In recent weeks, supporters and opponents of the proposal to raise the federal minimum wage to $10.10 have circulated letters to further their cause. I was one of the 600 signers of the supporters' letter, organized and posted by the Economic Policy Institute on their website.
We learn in today's paper that unknown to its signers, the opponents' letter was organized and even partially drafted by the National Restaurant Association (NRA). From today's NYT:
The National Restaurant Association did not disclose upfront its role in helping draft and circulate a statement signed by more than 500 prominent economists, including four winners of the Nobel Prize, urging the federal government to reject the proposal by the Obama administration to increase the minimum wage to $10.10 an hour, interviews with signers of the letter showed.
OK, clearly smarmy but biz as usual in DC. Clearly, the (other) NRA thought they'd lose signatories if they revealed their role, a fear the Economic Policy Institute, a research organization (where I used to work), did not share.
But the NRA's hypocrisy is only partly in hiding its role to gain signers. What bothers me is the lobby's phony concerns about the impact of the increase. What they actually, and legitimately, worry about is the impact of higher labor costs of their members' bottom lines. But what they say they worry about in both the letter and other public statements is how the policy will hurt low-wage workers and not reach the enough of the poor.
The letter emphasizes how the minimum wage will cost jobs and is poorly targeted, arguments that are not even well supported by the CBO report that they cite (CBO finds that while 500,000 jobs are lost, 24.5 million workers benefit from the increase; and two-thirds of the direct beneficiaries of the proposed increase are in the bottom half of the income scale), though I'm sure many of the economists who signed the letter believe these claims to be true.
But the NRA does not exist to raise the living standards of low-wage workers. If they did, presumably they'd listen to those workers who loudly and persistently advocate a position on the minimum wage which is diametrically opposed to that of the NRA.
Here's what the NRA says it actually does:
We advocate for pro-restaurant regulation and operational freedom. And we empower all restaurant owners to achieve even more success than they thought possible.

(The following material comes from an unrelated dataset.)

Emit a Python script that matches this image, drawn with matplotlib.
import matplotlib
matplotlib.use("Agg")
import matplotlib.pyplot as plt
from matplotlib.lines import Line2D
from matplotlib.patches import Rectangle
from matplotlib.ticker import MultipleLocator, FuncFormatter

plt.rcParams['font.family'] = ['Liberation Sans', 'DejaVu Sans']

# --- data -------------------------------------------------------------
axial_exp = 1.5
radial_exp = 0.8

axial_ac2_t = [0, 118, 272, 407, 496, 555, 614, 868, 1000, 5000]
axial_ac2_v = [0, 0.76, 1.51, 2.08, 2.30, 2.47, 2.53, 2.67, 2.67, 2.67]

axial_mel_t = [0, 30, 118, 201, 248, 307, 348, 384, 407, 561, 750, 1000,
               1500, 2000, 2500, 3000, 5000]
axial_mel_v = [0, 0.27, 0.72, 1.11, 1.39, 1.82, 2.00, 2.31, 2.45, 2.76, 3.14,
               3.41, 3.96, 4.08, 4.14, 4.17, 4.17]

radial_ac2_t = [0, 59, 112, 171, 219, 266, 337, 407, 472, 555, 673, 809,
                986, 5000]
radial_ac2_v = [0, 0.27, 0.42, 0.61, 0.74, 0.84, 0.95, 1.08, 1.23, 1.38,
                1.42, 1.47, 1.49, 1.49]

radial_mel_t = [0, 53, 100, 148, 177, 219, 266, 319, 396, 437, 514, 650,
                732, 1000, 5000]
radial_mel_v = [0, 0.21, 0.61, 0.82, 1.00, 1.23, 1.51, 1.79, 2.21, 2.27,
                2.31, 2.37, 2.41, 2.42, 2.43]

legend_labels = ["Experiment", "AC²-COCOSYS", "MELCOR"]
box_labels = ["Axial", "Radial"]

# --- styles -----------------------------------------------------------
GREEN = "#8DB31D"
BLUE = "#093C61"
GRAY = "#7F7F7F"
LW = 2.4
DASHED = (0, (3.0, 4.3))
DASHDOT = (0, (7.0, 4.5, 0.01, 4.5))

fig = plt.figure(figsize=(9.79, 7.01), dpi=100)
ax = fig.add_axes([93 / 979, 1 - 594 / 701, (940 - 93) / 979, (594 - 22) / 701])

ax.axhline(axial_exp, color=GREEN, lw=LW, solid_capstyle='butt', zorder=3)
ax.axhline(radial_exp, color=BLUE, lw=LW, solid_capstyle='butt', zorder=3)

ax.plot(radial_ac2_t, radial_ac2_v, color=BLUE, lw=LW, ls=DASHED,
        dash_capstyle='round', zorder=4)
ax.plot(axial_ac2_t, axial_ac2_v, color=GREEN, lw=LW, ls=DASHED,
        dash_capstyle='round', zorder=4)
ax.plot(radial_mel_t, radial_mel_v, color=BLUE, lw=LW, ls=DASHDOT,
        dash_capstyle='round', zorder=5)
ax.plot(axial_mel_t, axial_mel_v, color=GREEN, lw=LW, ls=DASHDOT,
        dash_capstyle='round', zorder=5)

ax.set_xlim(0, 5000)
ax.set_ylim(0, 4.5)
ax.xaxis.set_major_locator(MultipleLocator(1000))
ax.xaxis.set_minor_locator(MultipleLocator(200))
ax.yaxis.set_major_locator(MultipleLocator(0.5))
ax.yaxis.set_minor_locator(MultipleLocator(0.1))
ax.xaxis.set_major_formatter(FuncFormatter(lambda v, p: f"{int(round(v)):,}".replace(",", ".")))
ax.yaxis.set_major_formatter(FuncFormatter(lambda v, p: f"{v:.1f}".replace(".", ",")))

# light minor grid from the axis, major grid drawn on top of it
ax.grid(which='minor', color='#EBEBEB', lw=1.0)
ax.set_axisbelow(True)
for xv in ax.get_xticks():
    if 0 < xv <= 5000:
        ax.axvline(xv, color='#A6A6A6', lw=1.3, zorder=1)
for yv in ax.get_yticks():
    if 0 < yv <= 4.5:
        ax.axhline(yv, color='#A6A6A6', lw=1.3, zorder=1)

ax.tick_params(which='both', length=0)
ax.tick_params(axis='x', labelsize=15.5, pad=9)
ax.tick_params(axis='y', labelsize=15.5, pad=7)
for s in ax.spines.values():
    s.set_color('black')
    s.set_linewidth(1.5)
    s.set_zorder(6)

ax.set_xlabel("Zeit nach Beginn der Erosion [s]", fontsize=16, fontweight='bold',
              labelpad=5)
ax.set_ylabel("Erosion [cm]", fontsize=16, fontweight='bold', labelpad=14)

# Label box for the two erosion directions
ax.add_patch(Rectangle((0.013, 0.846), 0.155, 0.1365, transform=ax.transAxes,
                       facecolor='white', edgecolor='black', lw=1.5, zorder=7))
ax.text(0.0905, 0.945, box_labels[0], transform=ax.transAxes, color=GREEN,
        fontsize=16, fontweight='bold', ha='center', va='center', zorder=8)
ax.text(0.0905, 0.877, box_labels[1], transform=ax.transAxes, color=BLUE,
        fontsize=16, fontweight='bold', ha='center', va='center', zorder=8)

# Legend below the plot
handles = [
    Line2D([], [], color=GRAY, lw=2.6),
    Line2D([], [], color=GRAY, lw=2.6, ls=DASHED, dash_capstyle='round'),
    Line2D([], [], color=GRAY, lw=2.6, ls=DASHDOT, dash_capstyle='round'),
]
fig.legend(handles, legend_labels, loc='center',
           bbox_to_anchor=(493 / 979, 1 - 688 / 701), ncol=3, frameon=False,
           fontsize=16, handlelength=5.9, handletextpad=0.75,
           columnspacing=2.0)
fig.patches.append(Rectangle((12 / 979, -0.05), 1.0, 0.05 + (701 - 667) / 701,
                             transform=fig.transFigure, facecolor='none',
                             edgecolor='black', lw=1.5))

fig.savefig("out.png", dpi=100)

Got that? The clients here are of course restaurant owners, who through their membership will achieve unimaginable success. Not minimum wage workers; not poor people. The fact that the NRA is protecting its members' profits is not exactly news, and in fact their letter notes that profit margins are tight among low-wage employers.
But their very presence in this debate, given their mandate, actually tells you something important about how minimum wage increases are absorbed in real life, and why we don't see anything like the job loss effects opponents decry. Higher minimum wages are partially paid for out of the profits of low-wage employers, from the franchisees to their large corporate parents, where profit margins are considerably fatter.
In other words, the NRA's very presence in this debate, the very fact that they planted this letter, is paradoxical evidence against the argument that the higher minimum wage comes exclusively out of workers' jobs and higher prices. It also comes out of profits, more specifically, out of redistribution from profits to wages, which in an era where the former is highly elevated and the latter very much depressed, makes it a timely policy.
Update: Both Noah Berger and Larry Mishel point out the following quote in the NYT from Robert Lucas, Nobel-winning economist who signed the opponents' letter.
"I was convinced that the minimum wage was not a good idea in Milton Friedman's class in 1960," he said, referring to the University of Chicago economist, whose classes he took as a graduate student.
In other words: I learned how this works 50 years ago so don't bother me with the path-breaking empirical work on the issue since then that's changed the way many, probably most, economists think about this.